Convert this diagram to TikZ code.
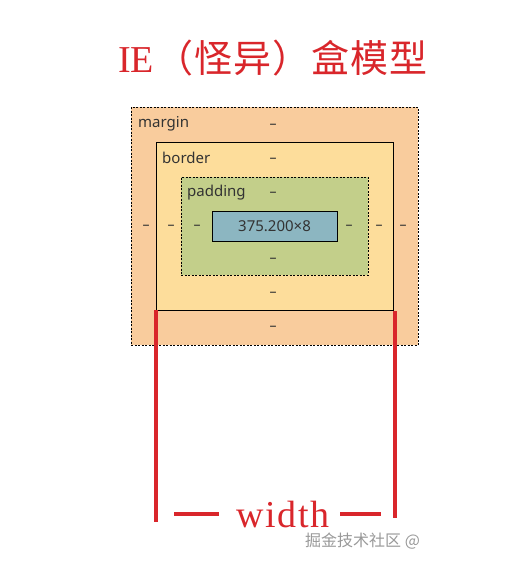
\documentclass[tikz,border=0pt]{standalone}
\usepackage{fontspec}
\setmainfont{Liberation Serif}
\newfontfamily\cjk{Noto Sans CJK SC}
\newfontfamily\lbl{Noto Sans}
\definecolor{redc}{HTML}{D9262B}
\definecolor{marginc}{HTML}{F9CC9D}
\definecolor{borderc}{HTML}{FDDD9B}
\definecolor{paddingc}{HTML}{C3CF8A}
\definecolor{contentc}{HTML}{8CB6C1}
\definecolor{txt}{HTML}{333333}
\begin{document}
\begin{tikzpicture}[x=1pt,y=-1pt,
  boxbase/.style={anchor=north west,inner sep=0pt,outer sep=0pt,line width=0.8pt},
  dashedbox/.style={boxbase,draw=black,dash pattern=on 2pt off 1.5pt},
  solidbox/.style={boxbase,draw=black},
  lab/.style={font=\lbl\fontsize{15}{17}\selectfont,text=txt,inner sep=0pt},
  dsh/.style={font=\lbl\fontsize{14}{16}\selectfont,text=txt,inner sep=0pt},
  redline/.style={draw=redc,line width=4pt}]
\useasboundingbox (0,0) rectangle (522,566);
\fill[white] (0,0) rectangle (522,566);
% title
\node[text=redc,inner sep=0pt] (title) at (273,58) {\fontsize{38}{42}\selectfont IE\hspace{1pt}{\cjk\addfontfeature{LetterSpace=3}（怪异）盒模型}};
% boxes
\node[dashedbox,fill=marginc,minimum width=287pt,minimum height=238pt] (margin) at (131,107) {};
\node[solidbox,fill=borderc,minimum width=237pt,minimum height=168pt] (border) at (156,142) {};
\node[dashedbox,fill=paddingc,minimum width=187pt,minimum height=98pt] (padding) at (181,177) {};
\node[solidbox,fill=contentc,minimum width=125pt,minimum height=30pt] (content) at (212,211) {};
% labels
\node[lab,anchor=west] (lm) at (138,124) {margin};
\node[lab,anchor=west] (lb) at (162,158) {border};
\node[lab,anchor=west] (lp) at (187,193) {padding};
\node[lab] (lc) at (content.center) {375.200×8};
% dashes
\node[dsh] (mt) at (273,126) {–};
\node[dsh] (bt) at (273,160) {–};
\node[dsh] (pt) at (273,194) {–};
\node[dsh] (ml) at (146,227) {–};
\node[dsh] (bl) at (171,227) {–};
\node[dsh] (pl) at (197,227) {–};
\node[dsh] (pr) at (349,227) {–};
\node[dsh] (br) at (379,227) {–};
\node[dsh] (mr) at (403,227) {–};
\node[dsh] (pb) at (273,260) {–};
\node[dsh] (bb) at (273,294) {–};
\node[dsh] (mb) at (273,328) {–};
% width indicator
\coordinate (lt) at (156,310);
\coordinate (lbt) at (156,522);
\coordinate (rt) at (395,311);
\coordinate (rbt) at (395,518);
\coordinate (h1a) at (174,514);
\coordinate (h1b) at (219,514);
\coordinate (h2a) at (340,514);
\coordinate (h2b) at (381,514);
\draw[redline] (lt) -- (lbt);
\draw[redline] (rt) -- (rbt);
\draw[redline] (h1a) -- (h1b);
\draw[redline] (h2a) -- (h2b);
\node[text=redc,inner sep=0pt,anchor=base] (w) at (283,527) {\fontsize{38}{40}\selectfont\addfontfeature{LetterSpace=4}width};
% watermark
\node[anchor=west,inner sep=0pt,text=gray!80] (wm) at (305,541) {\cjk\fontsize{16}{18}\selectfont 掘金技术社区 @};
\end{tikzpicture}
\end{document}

_ _ _ _ _ _ _

(Set exercise): Restate the data above word for word. Do not include the images.

(Correct answer):
Convert this diagram to TikZ code.
\documentclass[tikz,border=0pt]{standalone}
\usepackage{fontspec}
\setmainfont{Liberation Serif}
\newfontfamily\cjk{Noto Sans CJK SC}
\newfontfamily\lbl{Noto Sans}
\definecolor{redc}{HTML}{D9262B}
\definecolor{marginc}{HTML}{F9CC9D}
\definecolor{borderc}{HTML}{FDDD9B}
\definecolor{paddingc}{HTML}{C3CF8A}
\definecolor{contentc}{HTML}{8CB6C1}
\definecolor{txt}{HTML}{333333}
\begin{document}
\begin{tikzpicture}[x=1pt,y=-1pt,
  boxbase/.style={anchor=north west,inner sep=0pt,outer sep=0pt,line width=0.8pt},
  dashedbox/.style={boxbase,draw=black,dash pattern=on 2pt off 1.5pt},
  solidbox/.style={boxbase,draw=black},
  lab/.style={font=\lbl\fontsize{15}{17}\selectfont,text=txt,inner sep=0pt},
  dsh/.style={font=\lbl\fontsize{14}{16}\selectfont,text=txt,inner sep=0pt},
  redline/.style={draw=redc,line width=4pt}]
\useasboundingbox (0,0) rectangle (522,566);
\fill[white] (0,0) rectangle (522,566);
% title
\node[text=redc,inner sep=0pt] (title) at (273,58) {\fontsize{38}{42}\selectfont IE\hspace{1pt}{\cjk\addfontfeature{LetterSpace=3}（怪异）盒模型}};
% boxes
\node[dashedbox,fill=marginc,minimum width=287pt,minimum height=238pt] (margin) at (131,107) {};
\node[solidbox,fill=borderc,minimum width=237pt,minimum height=168pt] (border) at (156,142) {};
\node[dashedbox,fill=paddingc,minimum width=187pt,minimum height=98pt] (padding) at (181,177) {};
\node[solidbox,fill=contentc,minimum width=125pt,minimum height=30pt] (content) at (212,211) {};
% labels
\node[lab,anchor=west] (lm) at (138,124) {margin};
\node[lab,anchor=west] (lb) at (162,158) {border};
\node[lab,anchor=west] (lp) at (187,193) {padding};
\node[lab] (lc) at (content.center) {375.200×8};
% dashes
\node[dsh] (mt) at (273,126) {–};
\node[dsh] (bt) at (273,160) {–};
\node[dsh] (pt) at (273,194) {–};
\node[dsh] (ml) at (146,227) {–};
\node[dsh] (bl) at (171,227) {–};
\node[dsh] (pl) at (197,227) {–};
\node[dsh] (pr) at (349,227) {–};
\node[dsh] (br) at (379,227) {–};
\node[dsh] (mr) at (403,227) {–};
\node[dsh] (pb) at (273,260) {–};
\node[dsh] (bb) at (273,294) {–};
\node[dsh] (mb) at (273,328) {–};
% width indicator
\coordinate (lt) at (156,310);
\coordinate (lbt) at (156,522);
\coordinate (rt) at (395,311);
\coordinate (rbt) at (395,518);
\coordinate (h1a) at (174,514);
\coordinate (h1b) at (219,514);
\coordinate (h2a) at (340,514);
\coordinate (h2b) at (381,514);
\draw[redline] (lt) -- (lbt);
\draw[redline] (rt) -- (rbt);
\draw[redline] (h1a) -- (h1b);
\draw[redline] (h2a) -- (h2b);
\node[text=redc,inner sep=0pt,anchor=base] (w) at (283,527) {\fontsize{38}{40}\selectfont\addfontfeature{LetterSpace=4}width};
% watermark
\node[anchor=west,inner sep=0pt,text=gray!80] (wm) at (305,541) {\cjk\fontsize{16}{18}\selectfont 掘金技术社区 @};
\end{tikzpicture}
\end{document}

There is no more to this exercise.